To celebrate the closing of Sky Into Stone, exhibiting artist Katrina Bello and sound artist Jonathan Harris will host a public program—part artist talk and part immersive sound experience.
In an artist talk, Bello will discuss her work on view and how her Tusen Takk residency–heavily informed by the sounds of nearby Lake Michigan–impacted not only her practice but also her bodily experience. Since the residency, conversations with Harris have contributed to Bello’s newfound considerations of sound. The second portion of the program will feature their collaborative work, incorporating Harris’ practice that uses sound and space to explore perceptual and cognitive phenomena. Connecting the material and immaterial, Harris’ work cultivates audiences’ abilities to observe and, thus, reengage with our environments.
ARTIST BIOS
Born in Davao City in the Philippines, Katrina Bello is a visual artist whose work is informed by memory, observations, experiences and narratives of land and natural surroundings during her experience of immigrating to the United States. She has participated in solo and group exhibitions in the United States and the Philippines, and has been awarded fellowships and residencies in the United States. She attended the College of Fine Arts at the University of the Philippines in Diliman, Quezon City, and received a BFA from the Mason Gross School of The Arts at Rutgers University in New Brunswick, New Jersey. She received her MFA from the Maryland Institute College of Art in Baltimore, Maryland. She currently lives and works in New Jersey in the United States and Metro Manila in the Philippines.
Jonathan Harris is a New York-based artist using objects, sound, and space as tools to explore cognitive and perceptual phenomena. this work typically involves the creation of environments that investigate the physical and spatial characteristics of sound, often taking the form of site-responsive installations whose sonic elements push against conventional temporal constructs and exist as sculptural or architectural materials themselves. Jonathan’s practice is centered on how sound and architecture’s innate relationship with the body informs an individual’s conception of space and their place in the world, with a deep interest in cultivating observational practices that provoke—outside of art spaces— reengagement and realignment with real-world habitats.

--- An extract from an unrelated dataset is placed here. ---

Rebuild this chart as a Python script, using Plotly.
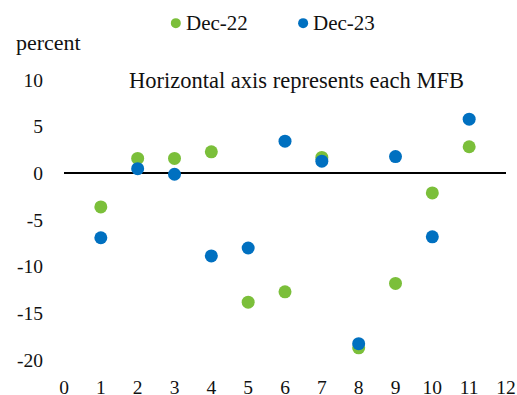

He has presented this work in museums, galleries, and public sites throughout New York City, greater NY, the Hudson Valley, and internationally. From 2021–2024, he exhibited sunpath, a large-scale public installation at Purchase College, NY, which used artist-built electronics, photovoltaic data, and sound to trace the sun’s position in the sky across an array of loudspeakers positioned under the two 1000’-long outdoor arcades that form the perimeter of the college’s main campus plaza.
Jonathan studied Harmony, Composition, and Sound at the Juilliard School and Purchase College, and holds an MFA in sound art from Columbia University.